Performs a percentile normalization on each channel.

Returns

The image container with the normalized image stored in Layers.PLOT.

Return type

xr.Dataset

rescale(scale: int)

Rescales the image and segmentation mask in the object by a given scale.

Parameters: - scale (int): The scale factor by which to rescale the image and segmentation mask.

Returns: - xr.Dataset: The rescaled object containing the updated image and segmentation mask.

Raises: - AssertionError: If no image layer is found in the object. - AssertionError: If no segmentation mask is found in the object.

threshold(quantile: Optional[float] = None, intensity: Optional[int] = None, key_added: Optional[str] = None)

Apply thresholding to the image layer of the object.

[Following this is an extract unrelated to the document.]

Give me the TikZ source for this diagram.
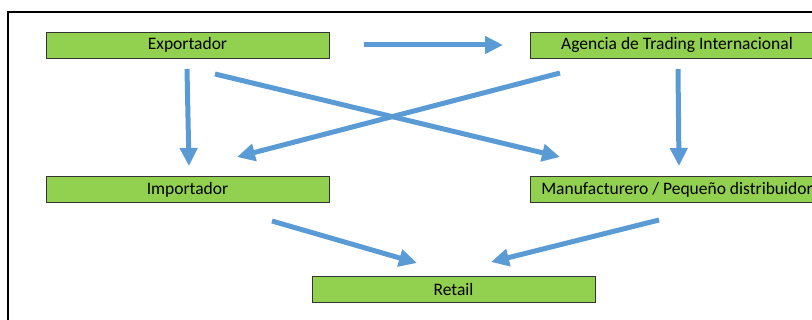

Parameters: - quantile (float): The quantile value used for thresholding. If provided, the pixels below this quantile will be set to 0. - intensity (int): The absolute intensity value used for thresholding. If provided, the pixels below this intensity will be set to 0. - key_added (Optional[str]): The name of the new image layer after thresholding. If not provided, the original image layer will be replaced.

Returns: - xr.Dataset: The object with the thresholding applied to the image layer.

Raises: - ValueError: If both quantile and intensity are None or if both quantile and intensity are provided.

transform_expression_matrix(method: str = 'arcsinh', key: str = '_intensity', key_added: str = '_intensity', cofactor: float = 5.0, min_percentile: float = 1.0, max_percentile: float = 99.0)

Transforms the expression matrix based on the specified mode.

Parameters
  • method (str) – The transformation method. Available options are “arcsinh”, “zscore”, “minmax”, “double_zscore”, and “clip”.

  • key (str) – The key of the expression matrix in the object.

  • key_added (str) – The key to assign to the transformed matrix in the object.

  • cofactor (float) – The cofactor to use for the “arcsinh” transformation.

  • min_percentile (float) – The minimum percentile value to use for the “clip” transformation.

  • max_percentile (float) – The maximum percentile value to use for the “clip” transformation.

Returns

The object with the transformed matrix added.

Return type

xr.Dataset

Raises
  • ValueError – If an unknown transformation mode is specified.

  • AssertionError – If no expression matrix is found at the specified layer.